Implementation of QU4RTET began at the start of August 2018 and took about four to six weeks for Sovereign to connect to partners who were prepared. The pair note that some customers were not as up-to-date on the regulations and requirements at the enforcement time. Hafey explains, “The advantage was that the Antares hardware with the QU4RTET software allowed Sovereign to handle the DSCSA requirements for those clients while they selected an L4 system. If they wanted to use a different system, we could dump all the serial numbers to them once they were connected.”
“A lot of our challenges that we experienced came from the beginning phases of the L4 data exchange,” says DeSario. “Most of these issues occurred because of how new this was to the industry and we were still learning.”
Lesson learned along the way
For one client, Sovereign tried repeatedly to send the aggregation data of the serial numbers, but the operation kept failing and they couldn’t figure out why. The client’s consultant failed to tell them that even though they had six warehouses, they’d only set up one warehouse in their sandbox.

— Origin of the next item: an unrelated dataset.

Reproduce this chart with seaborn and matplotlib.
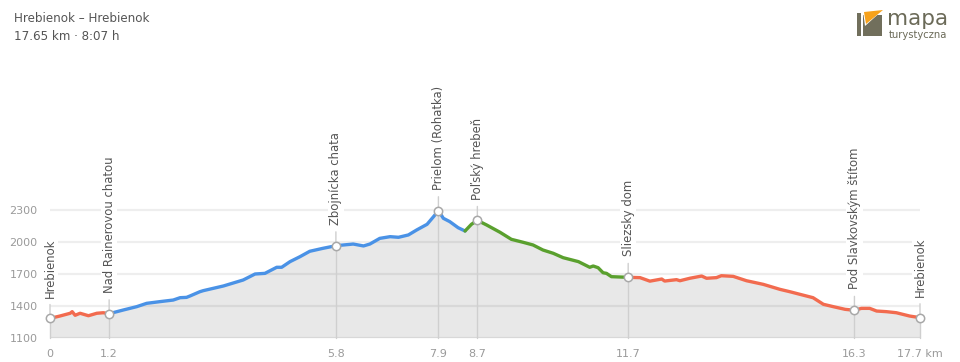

“We were sending it to the warehouse that we normally do, and it just continued to fail,” says DeSario. “That consulting group left and the next consultant came in and the very first thing they said was, ‘Why are you sending it to that warehouse? That’s not in our sandbox.’ As soon as we changed the GLN in the sandbox, it went right through the very first time we sent. So everything was actually confirgured correctly it was just communication and ensuring that we had all the right information from our clients. That back and forth went on for three months.”
Sovereign implemented serialization and aggregation on all three configurations of packaging lines at once. As Hafey notes, “We’re completely aggregated. That was one of the suggestions of Vantage … when we got the enforcement discretion in the first year; we weren’t initially going to do aggregation. But we could see it was coming down the road, and since we had the year to get everything in place, we decided to add aggregation.”
They were able to begin by Nov. 27 2018, aggregating bottle to bundle, bundle to case and case to pallet:
- With standalone units from Antares, operators hand-scan labels which are pre-printed offline with serialized labels. Labels are brought onto the line pre-serialized, but not commissioned.
- Once bottles are labeled, before they go into the bundler and are commissioned, the system prints out a small leader code—a 2D datamatrix—on the 12th bottle or the 6th, whichever is the last of the bundle.
- Then bottles are put into the bundler. When they come out, the 2D code on the bottom of that bottle is scanned. The bundle is pushed down the line, receiving a bundle label and all the bottles are married together.
- They then go into cases, and case labels are printed.
- DeSario determines how many cases go on a pallet, and when it hits that last case, the system automatically prints out the pallet label that tells the total number of aggregated bottles on that pallet.
Benefits of open-source
QU4RTET allows Sovereign to customize the system to fit their needs as well as adding additional features to meet the needs of trading partners. A prime example of this is when the QU4RTET system could be programmed to meet the time stamp requirements for a SAP ATTP system to allow the SAP system to successfully process EPCIS messages, as it detects an error in having the same time stamps down to a millisecond in any two salable units.
Hafey says, “With open-source, we’re able make the connections ourselves. For other systems, you have to go through the vendor and they have to do the programming for you. Vantage helped us at first and did the initial set up. Then they taught Ryan the code, and now he can set up all our clients and connect to other L4s such as Tracelink or rfXcel.”
OEE gets a boost
Sovereign actually became more efficient after their serialization journey, training existing employees on the new process. “Overall equipment effectiveness has increased as we are more efficient in packaging,” says Hafey. “Before serialization we had a very manual packaging operation. We now have become semi-automated and with that, we’ve sped up about five to 15% on our line as opposed to a lot of people who have said they’ve taken a cut. Initially, in that first month or two we took a hit, but our packaging people caught on fairly quickly. We had laid out how we thought it should go and they found some ways to make it more efficient in how they scan the codes and stack the cases to get them ready. So we actually have sped up.”
The system was costly at multiple millions of dollars per line. But the company has already seen a reduction in waste, both in time and materials.
Per DeSario: “At the end of packaging, you always have to reconcile for all your labels to make sure you don’t have any bottles without a label. With this system, the reconciliation is completed as soon as the packaging is completed.. Previously, we would have to go back through and inspect if our count was off. With the implementation of serialization we have not had any reconciliation issues.
“Sometimes a product would have to be repackaged and there’s wastefulness in the time and packaging materials if you had to go back in and inspect and then rebundle the product. From that standpoint, there’s definitely been some savings. Sometimes if the lot number and expiration date stamp would malfunction there could be bottles that went through and were rejected and then we would have to fix the labeler and repackage those bottles with bad labels. Now we have pre-printed labels that have already been inspected. There are quite a few scenarios we no longer go through because of serialization.”